___ Data supplied ___

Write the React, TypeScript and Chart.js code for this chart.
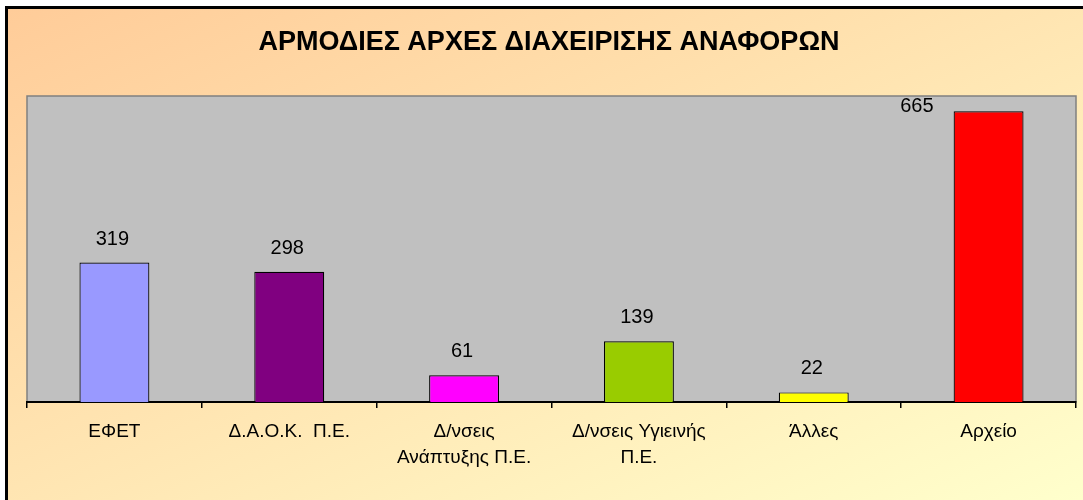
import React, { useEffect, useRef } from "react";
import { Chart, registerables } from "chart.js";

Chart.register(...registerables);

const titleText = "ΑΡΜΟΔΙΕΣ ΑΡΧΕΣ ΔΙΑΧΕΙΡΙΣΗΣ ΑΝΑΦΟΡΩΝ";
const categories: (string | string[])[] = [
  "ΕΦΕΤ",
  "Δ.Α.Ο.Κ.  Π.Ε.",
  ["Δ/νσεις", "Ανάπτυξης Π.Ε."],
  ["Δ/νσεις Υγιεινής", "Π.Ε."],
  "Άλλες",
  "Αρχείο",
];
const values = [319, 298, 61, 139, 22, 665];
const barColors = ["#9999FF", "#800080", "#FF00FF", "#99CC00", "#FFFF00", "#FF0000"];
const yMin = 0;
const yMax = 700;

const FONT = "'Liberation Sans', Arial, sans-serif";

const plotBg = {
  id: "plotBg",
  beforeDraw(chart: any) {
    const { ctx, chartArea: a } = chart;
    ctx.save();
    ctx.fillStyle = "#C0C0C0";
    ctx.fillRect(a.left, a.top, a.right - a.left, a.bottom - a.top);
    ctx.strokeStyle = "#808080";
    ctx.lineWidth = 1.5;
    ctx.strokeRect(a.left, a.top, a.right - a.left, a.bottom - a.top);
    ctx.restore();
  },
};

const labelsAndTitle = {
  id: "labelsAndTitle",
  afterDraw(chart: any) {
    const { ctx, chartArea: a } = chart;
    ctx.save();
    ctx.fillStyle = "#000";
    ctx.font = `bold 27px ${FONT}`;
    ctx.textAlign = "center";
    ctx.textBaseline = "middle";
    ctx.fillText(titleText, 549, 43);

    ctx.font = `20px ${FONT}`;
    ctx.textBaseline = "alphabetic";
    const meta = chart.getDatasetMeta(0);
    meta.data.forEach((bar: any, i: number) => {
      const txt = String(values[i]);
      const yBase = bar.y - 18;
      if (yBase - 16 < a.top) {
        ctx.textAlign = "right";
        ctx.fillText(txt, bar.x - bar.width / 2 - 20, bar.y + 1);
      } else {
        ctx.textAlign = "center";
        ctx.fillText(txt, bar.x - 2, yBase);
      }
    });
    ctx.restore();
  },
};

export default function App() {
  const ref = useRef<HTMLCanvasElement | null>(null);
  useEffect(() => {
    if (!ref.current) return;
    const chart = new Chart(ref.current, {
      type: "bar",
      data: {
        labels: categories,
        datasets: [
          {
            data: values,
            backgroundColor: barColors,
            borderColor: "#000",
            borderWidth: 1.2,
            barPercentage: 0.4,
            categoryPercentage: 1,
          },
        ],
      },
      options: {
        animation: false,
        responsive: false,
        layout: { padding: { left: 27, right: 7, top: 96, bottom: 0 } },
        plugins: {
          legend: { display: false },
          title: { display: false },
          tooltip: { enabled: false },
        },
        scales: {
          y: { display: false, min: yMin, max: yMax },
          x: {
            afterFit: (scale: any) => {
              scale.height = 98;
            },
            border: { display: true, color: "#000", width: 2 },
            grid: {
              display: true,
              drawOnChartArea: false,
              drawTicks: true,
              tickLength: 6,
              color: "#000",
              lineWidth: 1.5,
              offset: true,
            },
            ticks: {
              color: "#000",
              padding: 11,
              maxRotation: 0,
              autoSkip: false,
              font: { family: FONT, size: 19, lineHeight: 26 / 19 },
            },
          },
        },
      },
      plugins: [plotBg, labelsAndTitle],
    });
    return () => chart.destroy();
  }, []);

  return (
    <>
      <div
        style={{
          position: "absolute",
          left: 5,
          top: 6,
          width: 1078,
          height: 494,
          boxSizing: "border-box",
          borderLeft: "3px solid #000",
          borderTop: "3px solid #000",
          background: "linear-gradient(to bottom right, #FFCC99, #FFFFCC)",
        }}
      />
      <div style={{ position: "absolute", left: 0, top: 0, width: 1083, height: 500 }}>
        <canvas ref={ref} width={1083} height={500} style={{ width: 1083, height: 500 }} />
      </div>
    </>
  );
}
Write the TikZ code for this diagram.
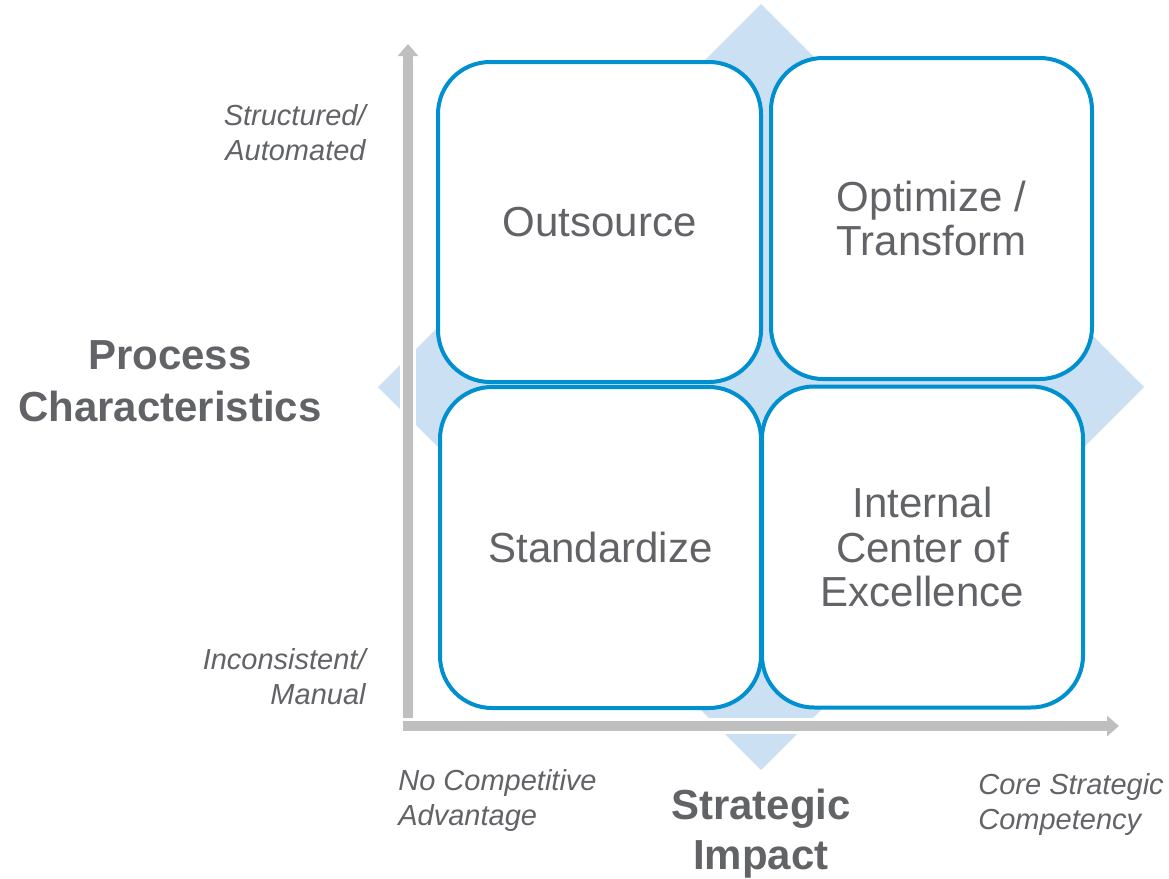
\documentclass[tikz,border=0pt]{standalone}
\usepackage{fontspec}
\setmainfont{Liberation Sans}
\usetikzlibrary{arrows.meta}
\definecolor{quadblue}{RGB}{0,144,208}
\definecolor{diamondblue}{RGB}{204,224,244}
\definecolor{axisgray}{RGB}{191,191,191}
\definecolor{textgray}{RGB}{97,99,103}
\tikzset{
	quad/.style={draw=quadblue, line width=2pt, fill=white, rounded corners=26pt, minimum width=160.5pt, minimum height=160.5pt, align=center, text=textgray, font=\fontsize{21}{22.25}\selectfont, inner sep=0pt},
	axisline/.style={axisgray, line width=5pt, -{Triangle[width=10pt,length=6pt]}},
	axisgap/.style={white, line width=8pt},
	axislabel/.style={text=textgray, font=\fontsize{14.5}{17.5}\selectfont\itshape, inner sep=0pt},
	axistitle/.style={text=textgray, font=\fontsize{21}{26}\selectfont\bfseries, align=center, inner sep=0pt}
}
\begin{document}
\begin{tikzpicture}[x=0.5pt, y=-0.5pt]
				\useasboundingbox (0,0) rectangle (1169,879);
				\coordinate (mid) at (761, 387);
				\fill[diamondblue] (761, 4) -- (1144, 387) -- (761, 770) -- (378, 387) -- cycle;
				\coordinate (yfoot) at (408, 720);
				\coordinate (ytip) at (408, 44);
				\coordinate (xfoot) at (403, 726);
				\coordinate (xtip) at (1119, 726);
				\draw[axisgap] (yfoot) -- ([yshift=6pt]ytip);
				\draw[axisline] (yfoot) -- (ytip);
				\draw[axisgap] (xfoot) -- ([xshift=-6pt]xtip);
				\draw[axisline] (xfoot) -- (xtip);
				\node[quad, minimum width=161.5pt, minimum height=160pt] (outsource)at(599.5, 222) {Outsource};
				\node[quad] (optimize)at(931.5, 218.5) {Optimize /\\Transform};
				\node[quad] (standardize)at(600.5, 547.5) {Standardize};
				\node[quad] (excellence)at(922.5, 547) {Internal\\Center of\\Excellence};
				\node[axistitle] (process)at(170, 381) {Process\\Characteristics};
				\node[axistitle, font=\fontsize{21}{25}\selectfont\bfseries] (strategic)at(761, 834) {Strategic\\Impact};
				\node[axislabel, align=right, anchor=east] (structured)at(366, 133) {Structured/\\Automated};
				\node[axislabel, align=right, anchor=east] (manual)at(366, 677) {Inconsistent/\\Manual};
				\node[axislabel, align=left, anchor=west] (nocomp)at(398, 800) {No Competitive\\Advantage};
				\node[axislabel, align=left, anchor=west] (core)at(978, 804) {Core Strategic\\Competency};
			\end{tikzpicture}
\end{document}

___

## Goal
Find the string "this" in the records, then copy each line where it occurs.

## Full output
Write the React, TypeScript and Chart.js code for this chart.
Write the TikZ code for this diagram.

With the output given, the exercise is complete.